Hunt was also particularly admiring of her director: “I'll tell you the thing about Marc that's just extraordinary – he sits in the room with the actors and watches the actors. Most directors these days watch the monitor, which is, you know, like sitting and watching TV. Marc sits and watches you. And he closes his eyes and he listens to you. This is old-fashioned, but it's brilliant and there's never been a better way of doing it.”
Also joining the cast, in the role of IRS Human Resources counselor Dr. Cayly, is Tom Hulce. Best known for his tour-de-force, Oscar®-nominated performance as Wolfgang Amadeus Mozart in Milos Forman’s Amadeus, Hulce ended a 13- year hiatus from film acting to take the part after Marc Forster, a long-time fan, doggedly pursued him. “Tom Hulce is one of those great actors who sort of suddenly decided he didn’t want to act anymore,” Forster says. “We met with him and we had to try to convince him.”
Recalls Doran: “Marc essentially said to Tom, ‘There are five open parts in this script. Some of them are women. Some of them are men. Here’s the list. Take your pick. You can do whatever you want.’”
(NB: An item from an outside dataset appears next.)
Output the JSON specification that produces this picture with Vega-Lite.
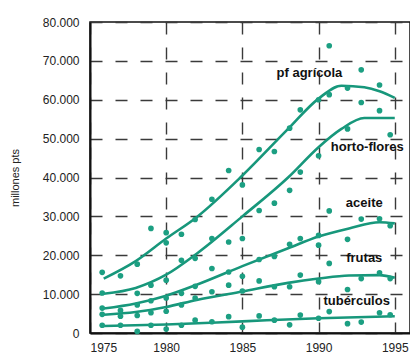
{
  "$schema": "https://vega.github.io/schema/vega-lite/v6.json",
  "width": 320,
  "height": 311,
  "autosize": {"type": "pad"},
  "padding": {"left": 9, "top": 16, "right": 0, "bottom": 0},
  "config": {
    "view": {"stroke": "#111", "strokeWidth": 1.5},
    "axis": {
      "labelFont": "Liberation Sans",
      "labelFontSize": 12,
      "labelColor": "#222",
      "labelOverlap": false,
      "titleFont": "Liberation Sans",
      "gridColor": "#3a3a3a",
      "gridWidth": 1.4,
      "gridDash": [12, 13],
      "domainColor": "#111",
      "domainWidth": 2,
      "ticks": false
    }
  },
  "datasets": {
    "points": [
      {"series": "pf agrícola", "year": 1975.8, "value": 15600},
      {"series": "pf agrícola", "year": 1977.0, "value": 14700},
      {"series": "pf agrícola", "year": 1978.1, "value": 17700},
      {"series": "pf agrícola", "year": 1979.0, "value": 26900},
      {"series": "pf agrícola", "year": 1980.0, "value": 23200},
      {"series": "pf agrícola", "year": 1980.0, "value": 25800},
      {"series": "pf agrícola", "year": 1981.0, "value": 25400},
      {"series": "pf agrícola", "year": 1981.9, "value": 29200},
      {"series": "pf agrícola", "year": 1983.0, "value": 34400},
      {"series": "pf agrícola", "year": 1984.1, "value": 41800},
      {"series": "pf agrícola", "year": 1985.0, "value": 38100},
      {"series": "pf agrícola", "year": 1986.1, "value": 47200},
      {"series": "pf agrícola", "year": 1987.1, "value": 46700},
      {"series": "pf agrícola", "year": 1988.1, "value": 52700},
      {"series": "pf agrícola", "year": 1988.8, "value": 57400},
      {"series": "pf agrícola", "year": 1990.0, "value": 60000},
      {"series": "pf agrícola", "year": 1990.7, "value": 73900},
      {"series": "pf agrícola", "year": 1990.7, "value": 61300},
      {"series": "pf agrícola", "year": 1991.9, "value": 63000},
      {"series": "pf agrícola", "year": 1992.8, "value": 67700},
      {"series": "pf agrícola", "year": 1992.8, "value": 59300},
      {"series": "pf agrícola", "year": 1994.0, "value": 63800},
      {"series": "horto-flores", "year": 1975.8, "value": 10300},
      {"series": "horto-flores", "year": 1978.1, "value": 10200},
      {"series": "horto-flores", "year": 1979.0, "value": 12300},
      {"series": "horto-flores", "year": 1980.0, "value": 13600},
      {"series": "horto-flores", "year": 1981.0, "value": 18700},
      {"series": "horto-flores", "year": 1981.9, "value": 19200},
      {"series": "horto-flores", "year": 1983.0, "value": 24300},
      {"series": "horto-flores", "year": 1984.1, "value": 23400},
      {"series": "horto-flores", "year": 1985.0, "value": 24300},
      {"series": "horto-flores", "year": 1986.1, "value": 31500},
      {"series": "horto-flores", "year": 1987.1, "value": 33400},
      {"series": "horto-flores", "year": 1988.1, "value": 36700},
      {"series": "horto-flores", "year": 1988.8, "value": 41400},
      {"series": "horto-flores", "year": 1990.0, "value": 45600},
      {"series": "horto-flores", "year": 1991.9, "value": 52500},
      {"series": "horto-flores", "year": 1994.0, "value": 57200},
      {"series": "horto-flores", "year": 1994.7, "value": 51000},
      {"series": "aceite", "year": 1975.8, "value": 6400},
      {"series": "aceite", "year": 1977.0, "value": 5800},
      {"series": "aceite", "year": 1978.1, "value": 7200},
      {"series": "aceite", "year": 1979.0, "value": 8300},
      {"series": "aceite", "year": 1980.0, "value": 9000},
      {"series": "aceite", "year": 1981.0, "value": 10200},
      {"series": "aceite", "year": 1981.9, "value": 12000},
      {"series": "aceite", "year": 1983.0, "value": 16600},
      {"series": "aceite", "year": 1984.1, "value": 15700},
      {"series": "aceite", "year": 1985.0, "value": 14600},
      {"series": "aceite", "year": 1986.1, "value": 18900},
      {"series": "aceite", "year": 1987.1, "value": 19700},
      {"series": "aceite", "year": 1988.1, "value": 22800},
      {"series": "aceite", "year": 1988.8, "value": 24300},
      {"series": "aceite", "year": 1990.0, "value": 22600},
      {"series": "aceite", "year": 1990.0, "value": 25100},
      {"series": "aceite", "year": 1990.7, "value": 31400},
      {"series": "aceite", "year": 1991.9, "value": 24100},
      {"series": "aceite", "year": 1992.8, "value": 29300},
      {"series": "aceite", "year": 1994.0, "value": 29400},
      {"series": "aceite", "year": 1994.7, "value": 27600},
      {"series": "frutas", "year": 1975.8, "value": 4800},
      {"series": "frutas", "year": 1977.0, "value": 4300},
      {"series": "frutas", "year": 1978.1, "value": 4500},
      {"series": "frutas", "year": 1979.0, "value": 5200},
      {"series": "frutas", "year": 1980.0, "value": 5600},
      {"series": "frutas", "year": 1981.0, "value": 7200},
      {"series": "frutas", "year": 1981.9, "value": 9000},
      {"series": "frutas", "year": 1983.0, "value": 10600},
      {"series": "frutas", "year": 1984.1, "value": 12300},
      {"series": "frutas", "year": 1985.0, "value": 10800},
      {"series": "frutas", "year": 1986.1, "value": 13400},
      {"series": "frutas", "year": 1987.1, "value": 11900},
      {"series": "frutas", "year": 1988.1, "value": 11900},
      {"series": "frutas", "year": 1988.8, "value": 14900},
      {"series": "frutas", "year": 1990.0, "value": 13200},
      {"series": "frutas", "year": 1990.7, "value": 17900},
      {"series": "frutas", "year": 1991.9, "value": 11200},
      {"series": "frutas", "year": 1992.8, "value": 14000},
      {"series": "frutas", "year": 1994.0, "value": 15500},
      {"series": "frutas", "year": 1994.7, "value": 14000},
      {"series": "tubérculos", "year": 1975.8, "value": 2000},
      {"series": "tubérculos", "year": 1977.0, "value": 2000},
      {"series": "tubérculos", "year": 1978.1, "value": 400},
      {"series": "tubérculos", "year": 1979.0, "value": 2000},
      {"series": "tubérculos", "year": 1980.0, "value": 1000},
      {"series": "tubérculos", "year": 1981.0, "value": 2000},
      {"series": "tubérculos", "year": 1981.9, "value": 3300},
      {"series": "tubérculos", "year": 1983.0, "value": 2900},
      {"series": "tubérculos", "year": 1984.1, "value": 4200},
      {"series": "tubérculos", "year": 1985.0, "value": 1500},
      {"series": "tubérculos", "year": 1986.1, "value": 4400},
      {"series": "tubérculos", "year": 1987.1, "value": 3300},
      {"series": "tubérculos", "year": 1988.1, "value": 2100},
      {"series": "tubérculos", "year": 1988.8, "value": 4600},
      {"series": "tubérculos", "year": 1990.0, "value": 3800},
      {"series": "tubérculos", "year": 1990.7, "value": 5500},
      {"series": "tubérculos", "year": 1991.9, "value": 2400},
      {"series": "tubérculos", "year": 1992.8, "value": 2800},
      {"series": "tubérculos", "year": 1994.0, "value": 5200},
      {"series": "tubérculos", "year": 1994.7, "value": 4700}
    ],
    "curves": [
      {"series": "pf agrícola", "year": 1975.9, "value": 14000},
      {"series": "pf agrícola", "year": 1978, "value": 18500},
      {"series": "pf agrícola", "year": 1980, "value": 24300},
      {"series": "pf agrícola", "year": 1982, "value": 29800},
      {"series": "pf agrícola", "year": 1985, "value": 40500},
      {"series": "pf agrícola", "year": 1988, "value": 52500},
      {"series": "pf agrícola", "year": 1990, "value": 60300},
      {"series": "pf agrícola", "year": 1991.5, "value": 63600},
      {"series": "pf agrícola", "year": 1993, "value": 63200},
      {"series": "pf agrícola", "year": 1994, "value": 62200},
      {"series": "pf agrícola", "year": 1995, "value": 60500},
      {"series": "horto-flores", "year": 1975.9, "value": 10100},
      {"series": "horto-flores", "year": 1978, "value": 11600},
      {"series": "horto-flores", "year": 1980, "value": 15000},
      {"series": "horto-flores", "year": 1982, "value": 20400},
      {"series": "horto-flores", "year": 1985, "value": 30000},
      {"series": "horto-flores", "year": 1988, "value": 40000},
      {"series": "horto-flores", "year": 1990, "value": 47800},
      {"series": "horto-flores", "year": 1991.5, "value": 52500},
      {"series": "horto-flores", "year": 1993, "value": 55300},
      {"series": "horto-flores", "year": 1995, "value": 55300},
      {"series": "aceite", "year": 1975.9, "value": 6300},
      {"series": "aceite", "year": 1978, "value": 7600},
      {"series": "aceite", "year": 1980, "value": 9600},
      {"series": "aceite", "year": 1982, "value": 12400},
      {"series": "aceite", "year": 1985, "value": 17200},
      {"series": "aceite", "year": 1988, "value": 21800},
      {"series": "aceite", "year": 1990, "value": 24800},
      {"series": "aceite", "year": 1992, "value": 26900},
      {"series": "aceite", "year": 1994, "value": 28500},
      {"series": "aceite", "year": 1995, "value": 28200},
      {"series": "frutas", "year": 1975.9, "value": 4700},
      {"series": "frutas", "year": 1978, "value": 5400},
      {"series": "frutas", "year": 1980, "value": 6700},
      {"series": "frutas", "year": 1982, "value": 8500},
      {"series": "frutas", "year": 1985, "value": 10700},
      {"series": "frutas", "year": 1988, "value": 12900},
      {"series": "frutas", "year": 1990, "value": 14000},
      {"series": "frutas", "year": 1992, "value": 14800},
      {"series": "frutas", "year": 1994, "value": 14900},
      {"series": "frutas", "year": 1995, "value": 14200},
      {"series": "tubérculos", "year": 1975.9, "value": 1800},
      {"series": "tubérculos", "year": 1980, "value": 2200},
      {"series": "tubérculos", "year": 1985, "value": 3000},
      {"series": "tubérculos", "year": 1990, "value": 3800},
      {"series": "tubérculos", "year": 1995, "value": 4300}
    ],
    "labels": [
      {"label": "pf agrícola", "year": 1989.4, "value": 67000},
      {"label": "horto-flores", "year": 1993.2, "value": 47800},
      {"label": "aceite", "year": 1993.0, "value": 33500},
      {"label": "frutas", "year": 1993.0, "value": 19200},
      {"label": "tubérculos", "year": 1992.5, "value": 8200}
    ]
  },
  "encoding": {
    "x": {
      "field": "year", "type": "quantitative",
      "scale": {"domain": [1975, 1996], "nice": false, "zero": false},
      "axis": {"values": [1975, 1980, 1985, 1990, 1995], "tickCount": 10, "format": "d", "title": null, "labelPadding": 9}
    },
    "y": {
      "field": "value", "type": "quantitative",
      "scale": {"domain": [0, 80000], "nice": false},
      "axis": {
        "values": [0, 10000, 20000, 30000, 40000, 50000, 60000, 70000, 80000],
        "tickCount": 12,
        "labelExpr": "replace(format(datum.value, ','), ',', '.')",
        "labelPadding": 11,
        "title": "millones pts",
        "titleFontSize": 11,
        "titleFontWeight": "normal",
        "titleColor": "#222",
        "titlePadding": 22
      }
    }
  },
  "layer": [
    {
      "data": {"name": "curves"},
      "mark": {"type": "line", "interpolate": "monotone", "color": "#17977b", "strokeWidth": 2.6},
      "encoding": {
        "detail": {"field": "series"}
      }
    },
    {
      "data": {"name": "points"},
      "mark": {"type": "circle", "color": "#1c9f82", "opacity": 1, "size": 32},
      "encoding": {}
    },
    {
      "data": {"name": "labels"},
      "mark": {"type": "text", "font": "Liberation Sans", "fontWeight": "bold", "fontSize": 13, "color": "#111"},
      "encoding": {
        "text": {"field": "label"}
      }
    }
  ]
}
It worked. Hulce was utterly charmed by the screenplay. “There is something about the ambiguity of the story that I found really fascinating in that, as potentially comedic as it is, it’s also quite beautiful and moving,” he says. “We talked about me playing several different parts, but I think we all agreed that Dr. Cayly was the answer. He’s been employed by the IRS to make sure no one goes off the deep end as people in these kinds of jobs often do. He’s an unexpected oasis in the middle of this incredibly bureaucratic territory.”
Returning to a movie set after years away was a thrill for Hulce. “I haven’t been in front of a camera for a long time, so just to be sitting in a room with Will Ferrell was delightful,” he says. “It was especially fun to be playing opposite somebody who is so beautifully comedic in his essence even when he’s being serious.”
Completing the supporting ensemble is Tony Hale in the role of Dave, Harold Crick’s fellow IRS employee with a hidden desire to attend Space Camp. Although well known for his role on the acclaimed television series “Arrested Development,” he had never appeared in a feature film before being cast in STRANGER THAN FICTION (though he subsequently appeared in a small role in RV, released earlier this year). “I really loved the character,” says Hale of his initial reaction to the screenplay. “I loved that he and Harold are these two awkward outcasts who develop such a great friendship.”
Forster felt that Hale perfectly embodied the character as Helm had written him. “There’s a tremendous reservoir of innocence and sweetness in the character of Dave, and when Tony came in and read for the part, it was all there,” he says. Doran agrees: “There was this sort of boy-man quality in everything he did – not just in the lines about Space Camp, but even when he’s simply saying hello. You get a sense of someone who hasn’t quite grown up yet, but in an incredibly endearing way.”